Frequently marketed for picky eaters, these milks prey on parents nervous about the frequency and quantity of toddler feedings. They often make nutrient claims – “DHA and iron to support brain development” – but Harris said there are no legal requirements that these front-of-package claims be supported by sound scientific research. These products are typically composed of powdered milk, corn syrup solids and vegetable oil, with more sodium and less protein than whole cow’s milk. A Go & Grow toddler drink from Similac contains 150 calories, with 15 grams or 3 1/2 teaspoons of sugar per serving.

A statement from Abbott Nutrition, Similac’s parent company, said that Go & Grow by Similac does not contain added table sugar.

“The formula’s main ingredients are nonfat milk and lactose – lactose is the naturally occurring milk sugar found in both breastmilk and cow’s milk. It’s a carbohydrate that provides an important source of energy for growing children.”

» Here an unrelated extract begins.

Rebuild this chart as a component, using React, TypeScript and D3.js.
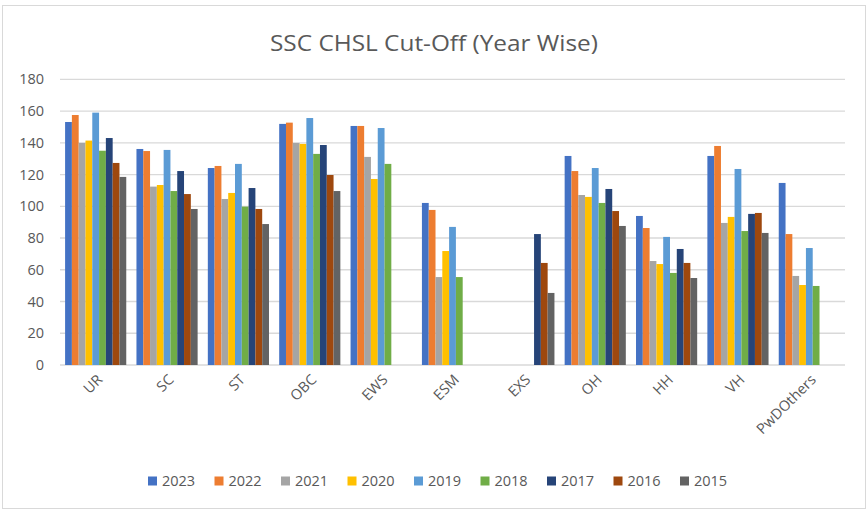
import React from 'react';
import * as d3 from 'd3';

const categories = ['UR', 'SC', 'ST', 'OBC', 'EWS', 'ESM', 'EXS', 'OH', 'HH', 'VH', 'PwDOthers'];
const years = ['2023', '2022', '2021', '2020', '2019', '2018', '2017', '2016', '2015'];
const yTicks = [0, 20, 40, 60, 80, 100, 120, 140, 160, 180];

// one array per year, in category order (null = no bar)
const v2023 = [153.1, 136.1, 124.1, 151.9, 150.6, 102.1, null, 131.7, 93.9, 131.7, 114.7];
const v2022 = [157.5, 134.8, 125.4, 152.7, 150.6, 97.7, null, 122.2, 86.3, 138.0, 82.5];
const v2021 = [139.9, 112.4, 104.6, 139.9, 131.1, 55.4, null, 107.1, 65.5, 89.5, 56.1];
const v2020 = [141.4, 113.4, 108.4, 139.3, 117.2, 71.8, null, 105.9, 63.6, 93.3, 50.4];
const v2019 = [159.0, 135.5, 126.7, 155.6, 149.3, 87.0, null, 124.1, 80.7, 123.5, 73.7];
const v2018 = [135.0, 109.6, 99.8, 133.0, 126.7, 55.4, null, 102.1, 58.0, 84.4, 49.8];
const v2017 = [143.0, 122.2, 111.5, 138.6, null, null, 82.5, 110.9, 73.1, 95.2, null];
const v2016 = [127.3, 107.7, 98.3, 119.7, null, null, 64.3, 97.0, 64.3, 95.8, null];
const v2015 = [118.5, 98.3, 88.8, 109.6, null, null, 45.4, 87.6, 54.8, 83.2, null];

const seriesValues = [v2023, v2022, v2021, v2020, v2019, v2018, v2017, v2016, v2015];
const colors = ['#4472C4', '#ED7D31', '#A5A5A5', '#FFC000', '#5B9BD5', '#70AD47', '#264478', '#9E480E', '#636363'];

const W = 868;
const H = 510;
const plot = { left: 60, right: 845, top: 79.3, bottom: 365 };
const textColor = '#595959';
const font = '"Open Sans", "Noto Sans", sans-serif';

export default function App() {
  const x = d3.scaleBand<string>()
    .domain(categories)
    .range([plot.left, plot.right])
    .paddingInner(0.143)
    .paddingOuter(0.0714);

  const xs = d3.scaleBand<string>()
    .domain(years)
    .range([0, x.bandwidth()]);

  const y = d3.scaleLinear()
    .domain([0, 180])
    .range([plot.bottom, plot.top]);

  const legendX = d3.scaleBand<string>()
    .domain(years)
    .range([148, 148 + 66.5 * years.length]);

  return (
    <svg width={W} height={H} style={{ position: 'absolute', left: 0, top: 0, display: 'block' }} fontFamily={font}>
      <rect x={0} y={0} width={W} height={H} fill="#fff" />
      <rect x={2.5} y={5.5} width={863} height={503} fill="none" stroke="#d9d9d9" />

      <text x={434} y={51} textAnchor="middle" fontSize={22} fill={textColor} textLength={328} lengthAdjust="spacingAndGlyphs">
        SSC CHSL Cut-Off (Year Wise)
      </text>

      {/* grid + y labels */}
      {yTicks.map(t => (
        <g key={t}>
          <line x1={plot.left} x2={plot.right} y1={y(t)} y2={y(t)} stroke="#d9d9d9" strokeWidth={1.3} />
          <text x={44} y={y(t)} dy="0.35em" textAnchor="end" fontSize={14.5} fill={textColor}>{t}</text>
        </g>
      ))}

      {/* bars */}
      {seriesValues.map((vals, si) => (
        <g key={years[si]} fill={colors[si]}>
          {vals.map((v, ci) => v == null ? null : (
            <rect
              key={categories[ci]}
              x={(x(categories[ci]) || 0) + (xs(years[si]) || 0)}
              y={y(v)}
              width={xs.bandwidth()}
              height={y(0) - y(v)}
            />
          ))}
        </g>
      ))}

      {/* x labels */}
      {categories.map(c => {
        const cx = (x(c) || 0) + x.bandwidth() / 2 + 4;
        const cy = plot.bottom + 12;
        return (
          <text key={c} x={cx} y={cy} textAnchor="end" fontSize={14.5} fill={textColor}
            transform={`rotate(-45, ${cx}, ${cy})`} dy="0.35em">
            {c}
          </text>
        );
      })}

      {/* legend */}
      {years.map((yr, i) => (
        <g key={yr} transform={`translate(${legendX(yr)}, 481)`}>
          <rect x={0} y={-4.5} width={9} height={9} fill={colors[i]} />
          <text x={14} y={0} dy="0.35em" fontSize={14.5} fill={textColor}>{yr}</text>
        </g>
      ))}
    </svg>
  );
}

Toddler milks are more expensive than cow’s milk and aren’t covered by food assistance programs like WIC. They are often purchased by higher-income parents eager to give their children every possible advantage.

But there’s been an unintended, and potentially dangerous, development. Toddler milks are cheaper than infant formulas, which are more nutrient dense, with stricter composition requirements and Food and Drug Administration oversight. Frequently the packaging for infant formulas and toddler milks can look the same, which may lead to instances of infants being fed these nutritionally insufficient products by families trying to economize.

“We’ve done a paper on what the FDA should establish for toddler milks, because there’s no statement of identity and they are called all different things,” Harris said. “There needs to be clear labeling about the ages the product is intended for, and they need to make sure the packet looks different from infant formula. There just aren’t that many people talking about these things. The research hasn’t caught up with the market.”

There are bright spots in the baby-toddler nutrition world. Long dominated by the tiny glass jars of Gerber and Beech-Nut, entrepreneurs are launching healthier brands in convenient pouches and in the refrigerated aisle of the grocery store.

Neurosurgeon Teresa Purzner recently launched baby food company Cerebelly, with $6.7 million in funding to support a line aimed at brain development. Angela Sutherland and Evelyn Rusli launched Yumi organic baby foods in the Los Angeles area in 2017, a subscription service that mails customers tiny jars of “baby borscht” and parfaits of mango buckwheat pudding. And Serenity and Joe Carr, paleo-diet proponents, started Serenity Kids in 2016, a line of meat-forward, higher-fat baby foods available in 3.5-ounce pouches at Whole Foods for $3.99.

Most of these newcomers are significantly more expensive than Gerber and Beech-Nut, putting them out of reach for low-income parents. And WIC, which feeds about half of the 4 million babies born in the United States each year, has not approved pouches, sticking with more established shelf-stable glass jars that are often anchored by sugary fruit purees.

The government does not have guidelines for daily sugar limits for children under 2. But for children between 2 and 18, a limit of 25 grams of sugar is recommended. In a recent analysis of 469 conventional baby foods in the United States, 35% contained more than 10 grams of sugar in a 4-ounce, single-serve jar or pouch. As a point of comparison, a regular-sized Snickers bar has 20 grams of sugar.

Rick Klauser, chief executive of vegetable-forward Sprout Foods, said major brands take advantage of government loopholes that don’t require fanciful nutrition and ingredient labeling on the front of packages to match up with the order of ingredients on the back.

“Consumers are already frustrated, they think they know what they are feeding their babies, but there’s a gap in my mind between what we’re telling people and what we’re feeding them,” he said.

Klauser said that cleaning up communication on labels is crucial for toddler food products, and that the return on investment will be seen in the reduction of health-care costs.

“By 18 months” he said, “a child’s nutrition journey is more or less forged.”